The right set-up for your bike is important for all cyclists. Whether you're a casual rider or a top-class athlete, there are many aspects to consider to ensure an efficient and comfortable ride.
Most bike shops will only adjust your bike to suit your current body position, but they will not take in to consideration the adaptability of the human body. At Physioimpulse we consider the biomechanical limitations your body may present as well as the measurements of your bike, establishing an optimal balance between the two in order to ensure a maximally efficient, pain free and sustainable ride (Dinsdale and Dinsdale, 2011).
What common limitations could I have?
Leg length discrepancy -
Studies have shown up to 70% of the population presents with some form of leg length discrepancy, whether its bony or soft-tissue related (Hanada et al. 2001; Kaufman et al. 1996). For many people, this can be a cause of lower back, knee or foot pain and is often overlooked in cycling. If significant, we can often resolve such imbalances through the use of cleat wedges or orthotics, or by addressing related mechanical problems (Dinsdale and Williams, 2010).

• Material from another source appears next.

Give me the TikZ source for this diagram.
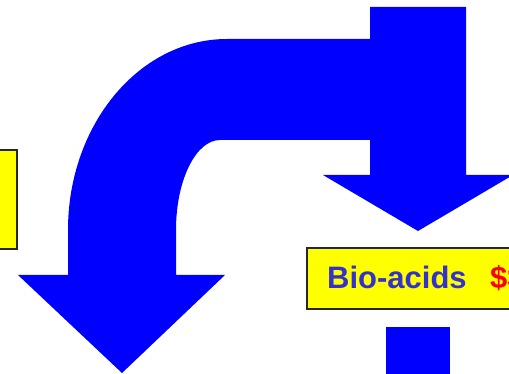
\documentclass[tikz,border=0pt]{standalone}
\usepackage{fontspec}
\setmainfont{Liberation Sans}
\definecolor{arrowblue}{HTML}{0000FF}
\definecolor{boxyellow}{HTML}{FFFF00}
\definecolor{textblue}{HTML}{3333CC}
\definecolor{textred}{HTML}{FF0000}
\tikzset{
  bigarrow/.style={fill=arrowblue, draw=none},
  ybox/.style={fill=boxyellow, draw=black!85, line width=1.6pt},
  lbl/.style={inner sep=0pt, font=\fontsize{31}{31}\selectfont\bfseries},
}
\begin{document}
\begin{tikzpicture}[x=1pt,y=-1pt]
\useasboundingbox (0,0) rectangle (509,374);
% left yellow box (cut by the picture edge)
\node[ybox, minimum width=30pt, minimum height=99pt, inner sep=0pt, anchor=north east] (leftbox) at (18,149) {};
% right yellow box
\node[ybox, minimum width=220pt, minimum height=61pt, inner sep=0pt, anchor=north west] (rightbox) at (306,247) {};
\node[lbl, text=textblue, anchor=base west] (bio) at (327,288) {Bio-acids};
\node[lbl, text=textred, anchor=base west] (cost) at (490,288) {\$\$};
% curved arrow
\path[bigarrow] (372,39) -- (227,39)
  .. controls (139,39) and (68,125) .. (68,230)
  -- (68,275) -- (18,275) -- (122,373) -- (225,275) -- (176,275) -- (176,230)
  .. controls (176,180) and (196,140) .. (220,140)
  -- (372,140) -- cycle;
% straight down arrow on the right
\path[bigarrow] (370,7) -- (466,7) -- (466,175) -- (513,175) -- (418,231)
  -- (323,175) -- (370,175) -- cycle;
% small blue square at the bottom
\path[bigarrow] (386,327) rectangle (450,380);
\end{tikzpicture}
\end{document}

Thoracic spine immobility -
In order to sustain a good riding posture, in addition to flexibility, a cyclist requires an adequate amount of spinal mobility (McHardy et al., 2006; Schulz and Gordon, 2010). If your upper back is particularly stiff and rounded, you may struggle to adopt more aerodynamic and comfortable positions from your seat to handlebars. Through manual therapy and a bespoke home exercise programme, we can help to reduce limitations of your spinal movement.
Torso-to-leg ratio -
People come in all different shapes and sizes. This can also effect the set up of your bike position. For example, those with long legs but a short torso may find adopting a dominant riding position more difficult if they can reach the pedals with no problem but not the handle bars. By addressing your flexibility and bike set up, we can provide an optimal balance to match your body type.
Muscular tightness -
Tight muscles are the most common form of functional limitation that can reduce the power of your ride but can also lead to pain. Tightness surrounding the hips can also externally rotate your lower limbs, which can lead to mal-tracking of your knees whilst pedalling and potentially cause knee and ankle pain if not appropriately accounted for. Through manual therapy, and a tailored home exercise programme, we can help to increased your overall flexibility, comfort and power output on your bike (Peveler, 2008).
Arthritis / spinal degeneration -
Many people can source their pain to arthritic or degenerative changes around their joints or spine, particularly as their age increases. Through careful adaptation of the forces applied to specific joints, we can reduce stress on key areas of the body which may normally feel additional strain, whilst also maintaining the power of your ride.